Belinda-Lee, Miss NZ Drag Queen 1975, at Mojos Nightclub, Auckland

  • Fiona Clark b.1954
Belinda-Lee, Miss NZ Drag Queen 1975, at Mojos Nightclub, Auckland

Title

Belinda-Lee, Miss NZ Drag Queen 1975, at Mojos Nightclub, Auckland

Details

Production Date 1975
2010
Collection(s) Collection Govett-Brewster Art Gallery, New Plymouth. Purchased from Monica Brewster Bequest in 1981.
Accession Number 81/12
Media Colour photograph - original work
colour photograph on Ilford Galerie Gold Fiber Silk - reproduced work
Measurements 243 x 161mm - original work
243 x 161mm with 15mm border - reproduced work
475 x 375mm framed

About

In the early 1970s, Fiona Clark, then a student at Elam School of Fine Arts, began photographing Auckland’s gay, lesbian and transgender community. Her photographs record a time of intense social change in New Zealand, and a community of individuals who, by their very existence, posed a challenge to conservative social order. Clark faced censorship in 1975 when two of her photographs taken at a Gay Lib dance at Auckland University toured the country as part of the exhibition The Active Eye. Headlines of outrage accompanied the show around the country; “Mayor shocked by dancing pictures” and “Gallery withdraws ‘indecent’ exhibition”. The photographs were removed from view at many venues, and the exhibition never opened in Auckland.

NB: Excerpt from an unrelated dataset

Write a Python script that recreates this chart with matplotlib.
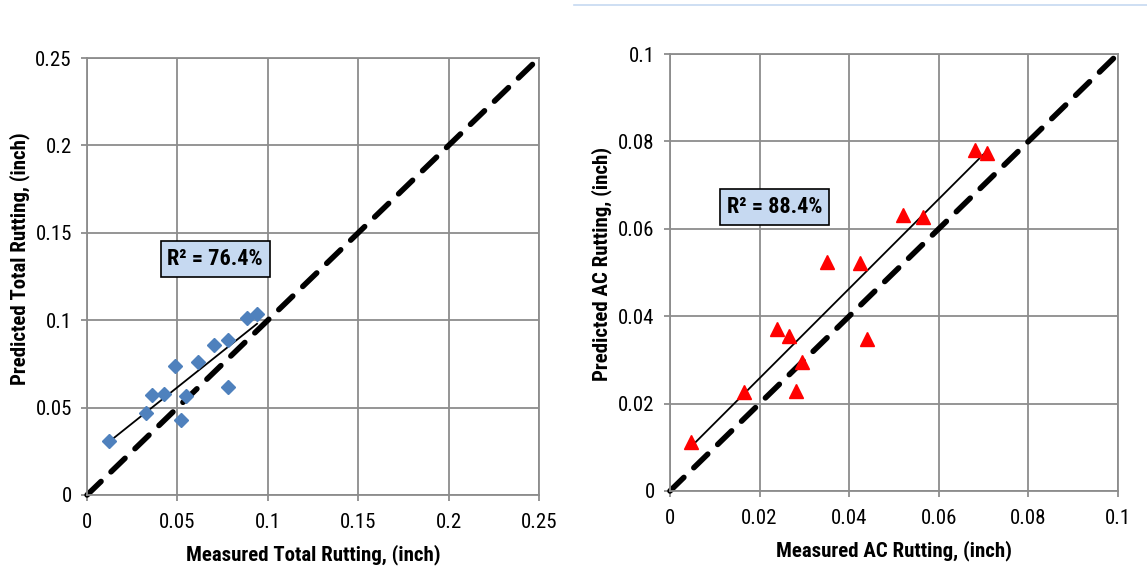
import matplotlib
matplotlib.use("Agg")
import matplotlib.pyplot as plt
from matplotlib.lines import Line2D
from matplotlib import font_manager
import numpy as np

# Measured vs predicted total rutting (inch)
total_measured = [0.0122, 0.0326, 0.0360, 0.0426, 0.0487, 0.0548, 0.0520,
                  0.0614, 0.0702, 0.0780, 0.0780, 0.0885, 0.0940]
total_predicted = [0.0309, 0.0469, 0.0570, 0.0578, 0.0738, 0.0566, 0.0429,
                   0.0761, 0.0858, 0.0887, 0.0618, 0.1013, 0.1035]

# Measured vs predicted AC rutting (inch)
ac_measured = [0.0048, 0.0166, 0.0238, 0.0266, 0.0294, 0.0281, 0.0350,
               0.0424, 0.0440, 0.0521, 0.0564, 0.0681, 0.0707]
ac_predicted = [0.0113, 0.0226, 0.0371, 0.0355, 0.0296, 0.0229, 0.0523,
                0.0521, 0.0347, 0.0632, 0.0628, 0.0780, 0.0774]

total_ticks = [0, 0.05, 0.1, 0.15, 0.2, 0.25]
total_ticklabels = ["0", "0.05", "0.1", "0.15", "0.2", "0.25"]
ac_ticks = [0, 0.02, 0.04, 0.06, 0.08, 0.1]
ac_ticklabels = ["0", "0.02", "0.04", "0.06", "0.08", "0.1"]

r2_total = "R\u00b2 = 76.4%"
r2_ac = "R\u00b2 = 88.4%"


def find_font(bold):
    """Pick a narrow sans face if one is installed."""
    fonts = font_manager.fontManager.ttflist
    want_w = 700 if bold else 400
    prefs = ["Liberation Sans Narrow", "Arial Narrow", "Roboto Condensed",
             "Open Sans Condensed", "DejaVu Sans Condensed"]
    for name in prefs:
        for f in fonts:
            if f.name == name and f.style == "normal" and \
                    (f.weight >= 600) == bold:
                return font_manager.FontProperties(fname=f.fname)
    for f in fonts:
        if f.style == "normal" and "condensed" in str(f.stretch) and \
                (f.weight >= 600) == bold and "Sans" in f.name:
            return font_manager.FontProperties(fname=f.fname)
    return font_manager.FontProperties(family="Liberation Sans",
                                       weight=want_w)


fp_reg = find_font(False)
fp_bold = find_font(True)


def fp(base, size):
    p = base.copy()
    p.set_size(size)
    return p


fig = plt.figure(figsize=(11.47, 5.79), dpi=100)
ax1 = fig.add_axes([0.0759, 0.1451, 0.3941, 0.7547])
ax2 = fig.add_axes([0.5841, 0.1520, 0.3906, 0.7547])

GRID = "#8c8c8c"


def style_axes(ax, ticks, labels, lim):
    ax.set_xlim(0, lim)
    ax.set_ylim(0, lim)
    ax.set_xticks(ticks)
    ax.set_xticklabels(labels, fontproperties=fp(fp_reg, 15))
    ax.set_yticks(ticks)
    ax.set_yticklabels(labels, fontproperties=fp(fp_reg, 15))
    ax.grid(True, color=GRID, linewidth=1.3)
    ax.set_axisbelow(True)
    for s in ax.spines.values():
        s.set_color(GRID)
        s.set_linewidth(1.3)
    ax.tick_params(axis="both", colors=GRID, length=4, width=1.3,
                   labelcolor="black", pad=7)
    ax.tick_params(axis="x", pad=9)


def fit_line(ax, x, y):
    x = np.asarray(x)
    y = np.asarray(y)
    k, b = np.polyfit(x, y, 1)
    xs = np.array([x.min(), x.max()])
    ax.plot(xs, k * xs + b, color="black", linewidth=1.3, zorder=3)


def one_to_one(ax, lim):
    ax.plot([0, lim], [0, lim], color="black", linewidth=4,
            dashes=(3.5, 2.5), solid_capstyle="round",
            dash_capstyle="round", zorder=2, clip_on=False)


def r2_box(ax, x, y, text):
    ax.text(x, y, text, ha="center", va="center",
            fontproperties=fp(fp_bold, 16), zorder=5,
            bbox=dict(boxstyle="square,pad=0.3", facecolor="#c6d9f1",
                      edgecolor="black", linewidth=1.2))


# Left panel: total rutting
style_axes(ax1, total_ticks, total_ticklabels, 0.25)
one_to_one(ax1, 0.25)
ax1.plot(total_measured, total_predicted, linestyle="none", marker="D",
         markersize=7.5, color="#4f81bd", zorder=4)
fit_line(ax1, total_measured, total_predicted)
ax1.set_xlabel("Measured Total Rutting, (inch)",
               fontproperties=fp(fp_bold, 15), labelpad=9)
ax1.set_ylabel("Predicted Total Rutting, (inch)",
               fontproperties=fp(fp_bold, 15), labelpad=4)
ax1.yaxis.set_label_coords(-0.126, 0.54)
r2_box(ax1, 0.0708, 0.135, r2_total)

# Right panel: AC rutting
style_axes(ax2, ac_ticks, ac_ticklabels, 0.1)
one_to_one(ax2, 0.1)
ax2.plot(ac_measured, ac_predicted, linestyle="none", marker="^",
         markersize=9.5, color="#ff0000", zorder=4)
fit_line(ax2, ac_measured, ac_predicted)
ax2.set_xlabel("Measured AC Rutting, (inch)",
               fontproperties=fp(fp_bold, 15), labelpad=9)
ax2.set_ylabel("Predicted AC Rutting, (inch)",
               fontproperties=fp(fp_bold, 15), labelpad=4)
ax2.yaxis.set_label_coords(-0.129, 0.52)
r2_box(ax2, 0.0234, 0.065, r2_ac)

# Thin rule along the top of the right half
fig.add_artist(Line2D([0.5, 1.0], [1 - 5 / 579, 1 - 5 / 579],
                      transform=fig.transFigure, color="#c6d9f1",
                      linewidth=1.2))

fig.savefig("out.png", dpi=100)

Twenty-seven years later in 2002, the photographs were shown again in the ground-breaking exhibition Go Girl at the Govett-Brewster Art Gallery. Recent portraits and video interviews with some of the original subjects supplemented Clark’s larger body of work from the 1970s. For Clark, the continued survival of the community is a key element to understanding her 1970s photographs. As such, this body of work tracks a 27-year period of ‘coming out’ in New Zealand.

Belinda-Lee, Miss NZ Drag Queen 1975, at Mojos Nightclub, Auckland is a richly significant image. Belinda-Lee gazes down the lens with all the glamour and seduction of a movie star. However, there are cracks in this surface. Below the shimmering fabric of the curtain backdrop we can see the corner of a stained wall. This is a world of improvisation, and Clark’s camera captures the difficulty of this process of becoming, the slippery oscillation between the theatrical and the mundane. For Belinda-Lee, Clark’s photograph offers some permanence to an identity under duress. The spangles and artifice become what is really real in this photographic tribute to lives lived outrageously, courageously and with screen-goddess style.